GR 95441; (December, 1992) (Digest)
G.R. No. 95441 December 16, 1992
CARLOS O. ELIDO, SR., petitioner, vs. COURT OF APPEALS and THE OVERSEAS BANK OF MANILA (now Commercial Bank of Manila), respondents.
FACTS
Allied Credit Integrated Services, Inc. (ALLIED) obtained credit accommodations from The Overseas Bank of Manila (later known as Commercial Bank of Manila and Boston Bank of the Philippines). On January 11, 1965, they entered into an Overdraft Agreement allowing ALLIED to overdraw up to P10,000.00 at 12% annual interest compounded monthly. To secure this, petitioner Carlos O. Elido, Sr., and Vicente M. Gomez executed a Continuing Surety Agreement, solidarily binding themselves up to P10,000.00 plus interest. Both agreements stipulated a 10% attorney’s fee if judicial proceedings were instituted. By March 23, 1965, ALLIED had an outstanding overdraft of P9,598.72. The Central Bank suspended the bank’s operations on August 13, 1968. On October 23, 1974, the Court approved the bank’s Rehabilitation Plan, Phase I of which included collecting all due and demandable loans. After sending demand letters, the bank filed a collection case on July 23, 1976, against ALLIED and Elido for P38,835.70 (principal and accrued interest). Gomez had died, and ALLIED was dropped as a defendant. During the trial, Elido repeatedly admitted and assumed the entire obligation in his motions and a written manifestation dated October 19, 1983. The Regional Trial Court rendered a decision on April 21, 1983, ordering Elido to pay P38,835.70 with 12% interest per annum compounded monthly from July 1, 1976, plus 10% attorney’s fees and costs. The Court of Appeals affirmed this decision on September 21, 1990.
ISSUE
1. Whether the complaint filed on July 23, 1976, was barred by prescription or laches.

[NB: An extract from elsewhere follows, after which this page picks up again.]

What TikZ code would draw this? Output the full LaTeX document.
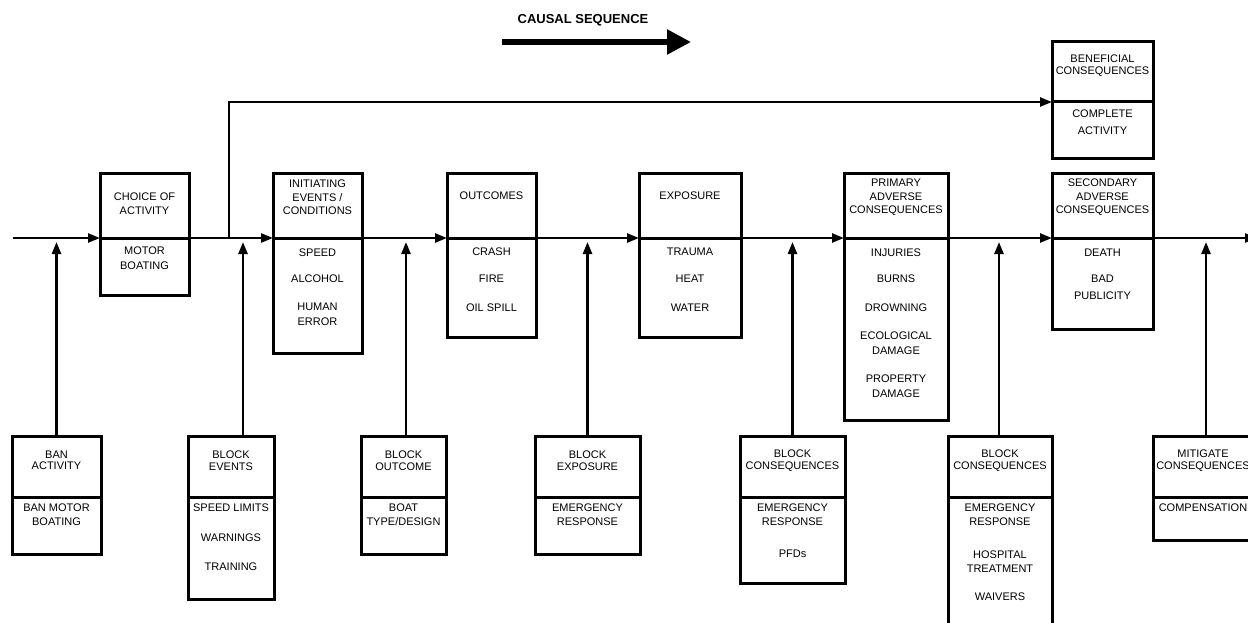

2. Whether petitioner’s liability under the Continuing Surety Agreement was limited to P10,000.00 only, excluding interest and attorney’s fees.
3. Whether the award of attorney’s fees was proper.
4. Whether the non-joinder of the bank’s alleged successors-in-interest (Commercial Bank of Manila/Boston Bank) divested the appellate court of jurisdiction.
RULING
1. No, the action was not barred by prescription. A cause of action accrues only upon breach or refusal to pay. The obligation was payable upon demand. The judicial demand on July 23, 1976, itself constituted the accrual of the cause of action and suspended the running of the prescriptive period. Furthermore, petitioner’s unequivocal admission and confession of judgment in court negated any claim of prescription.
2. No, petitioner’s liability was not limited to P10,000.00. The Continuing Surety Agreement expressly stated that his liability was for the sum of P10,000.00 “plus the interest thereon.” The Overdraft Agreement stipulated 12% annual interest compounded monthly. Therefore, his solidary liability included the principal and the stipulated interest.
3. Yes, the award of attorney’s fees was proper. Both the Overdraft Agreement and the Continuing Surety Agreement stipulated that 10% of the amount due shall be paid as attorney’s fees in case of judicial proceedings to enforce the agreements.
4. No, the appellate court did not lose jurisdiction. There was no transfer of interest requiring joinder; the bank merely changed its name from The Overseas Bank of Manila to Commercial Bank of Manila and then to Boston Bank of the Philippines. It was never dissolved. Petitioner was aware of this change and did not raise the issue before the appellate court; thus, he cannot raise it for the first time on appeal.
The petition was DISMISSED. The decision of the Court of Appeals was affirmed.